Mijkalena Smith will premiere “Inhabit,” a re-imagining of her high school senior solo, “Enough.” Choreographed when she was 18, “Enough” chronicled Mijka’s relationship with her body, focusing specifically on her time recovering from an eating disorder. Choreographed now at age 23, “Inhabit” offers a new perspective from a body that is 5 years older, centering sensation, patience, and compassion as driving forces of movement.

Human Landscape Dance will premiere “Rain on Window,” which evokes times in our lives when we hit a wall and cannot press through. Three dancers spatter like rain against a wall, then drizzle down, puddling at the base. They press up, swelling against the cold surface, then slip down each other’s bodies, leaving trails in the skin. “Rain on Window” expresses confronting our own limitations, and how we may support each other even as our ships crash against rocky shores. They will also bring “Fiddleheads,” a meditation on growth in the rainforest, stalks unfurling in every direction to cast spores.
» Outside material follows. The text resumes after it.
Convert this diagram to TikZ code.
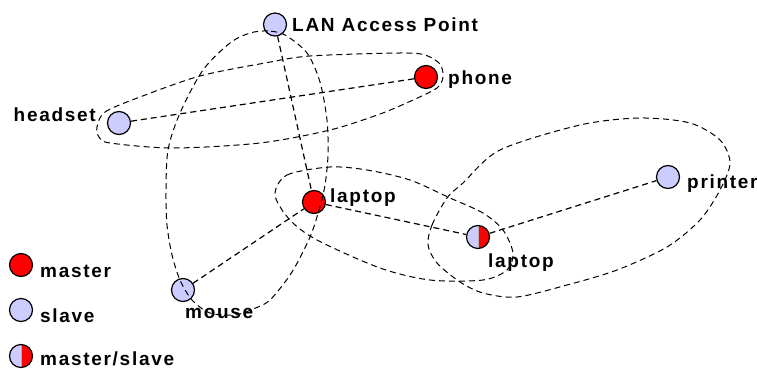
\documentclass[tikz,border=0pt]{standalone}
\usepackage{fontspec}
\newfontfamily\lab{Liberation Sans}[LetterSpace=9]
\definecolor{slavecol}{RGB}{204,204,255}
\definecolor{mastercol}{RGB}{255,0,0}
\tikzset{
  dev/.style={circle, draw=black, line width=1.2pt, minimum size=23pt, inner sep=0pt},
  slavedev/.style={dev, fill=slavecol},
  masterdev/.style={dev, fill=mastercol},
  msdev/.style={dev, path picture={
     \fill[slavecol] (path picture bounding box.south west) rectangle (path picture bounding box.north);
     \fill[mastercol] (path picture bounding box.south) rectangle (path picture bounding box.north east);
     \draw[gray!60, line width=0.8pt] (path picture bounding box.south) -- (path picture bounding box.north);}},
  lbl/.style={inner sep=0pt, font=\lab\bfseries\fontsize{19}{22}\selectfont},
  link/.style={draw=black, line width=1.2pt, dash pattern=on 6pt off 4pt},
  net/.style={draw=black, line width=1pt, dash pattern=on 6pt off 4pt}
}
\begin{document}
\begin{tikzpicture}[x=1pt,y=-1pt]
\useasboundingbox (0,0) rectangle (757,369);
% devices
\node[slavedev]  (lan)     at (275,24.5) {};
\node[masterdev] (phone)   at (426,77)   {};
\node[slavedev]  (headset) at (119,123)  {};
\node[masterdev] (lapA)    at (314,202)  {};
\node[msdev]     (lapB)    at (478,237)  {};
\node[slavedev]  (printer) at (668,177)  {};
\node[slavedev]  (mouse)   at (183,290)  {};
% legend
\node[masterdev] (legM)  at (21,265) {};
\node[slavedev]  (legS)  at (21,310) {};
\node[msdev]     (legMS) at (21,356) {};
% labels
\node[lbl, anchor=base west] (lanL)     at (292,32)  {LAN Access Point};
\node[lbl, anchor=base west] (phoneL)   at (448,84)  {phone};
\node[lbl, anchor=base east] (headsetL) at (96,121)  {headset};
\node[lbl, anchor=base west] (lapAL)    at (330,202) {laptop};
\node[lbl, anchor=base west] (lapBL)    at (488,267) {laptop};
\node[lbl, anchor=base west] (printerL) at (687,188) {printer};
\node[lbl, anchor=base west] (mouseL)   at (185,318) {mouse};
\node[lbl, anchor=base west] (legML)    at (40,277)  {master};
\node[lbl, anchor=base west] (legSL)    at (40,322)  {slave};
\node[lbl, anchor=base west] (legMSL)   at (40,365)  {master/slave};
% links
\draw[link] (headset) -- (phone);
\draw[link] (lan) -- (lapA);
\draw[link] (lapA) -- (lapB);
\draw[link] (lapB) -- (printer);
\draw[link] (mouse) -- (lapA);
% piconets
\draw[net] plot[smooth cycle] coordinates {(97,127) (105,112) (140,97) (200,76) (265,63) (310,56) (400,53) (425,55) (440,64) (443,77) (437,88) (413,100) (380,114) (330,130) (260,143) (173,148) (110,143) (99,137)};
\draw[net] plot[smooth cycle] coordinates {(285,35) (268,31) (250,33) (230,43) (203,70) (180,113) (168,150) (166,193) (167,225) (172,255) (180,280) (192,300) (210,313) (235,315) (253,309) (270,300) (292,272) (310,237) (319,210) (325,185) (328,155) (327,120) (320,82) (307,53)};
\draw[net] plot[smooth cycle] coordinates {(275,195) (287,175) (330,167) (367,170) (410,180) (450,198) (483,213) (503,230) (513,253) (507,270) (483,280) (430,280) (380,268) (317,240) (290,220)};
\draw[net] plot[smooth cycle] coordinates {(428,245) (432,225) (447,198) (463,183) (500,150) (580,125) (640,118) (690,123) (720,140) (730,163) (720,190) (700,220) (667,247) (617,270) (567,285) (517,297) (483,293) (460,282) (437,263)};
\end{tikzpicture}
\end{document}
Katie Sopoci Drake uncoils, raising the canopy of Malcolm Shute’s body, stretching up and back, until they compress together in reverse. The dance evokes a sacred space, harmony achieved in spite of hard labor. Last, Human Landscape Dance offers “Sunset,” a dance between the setting sun and the night sky. Carrie Monger rises over Alexander Short, covering him with orange, only to slip behind, hidden by dark cloth.

Jessica Warchal-King will premier “Variations on Regeneration” two duets inspired by environmental research in Warchal-King’s hometown of Berks County. Arielle Ridley and Cady Monasmith undulate and lengthen into suspended moments of isolation that snap into punctuated articulation. Sarena Gable rocks Warchal-King like a mother soothing her child. Their arms ripple and intertwine,  interconnecting in beauty and tangled interaction. In JCWK Dance Lab’s third piece, the ensemble weaves and lifts each other, seeking connection and answers just beyond reach in an expiration of celestial bodies and earthly bodies.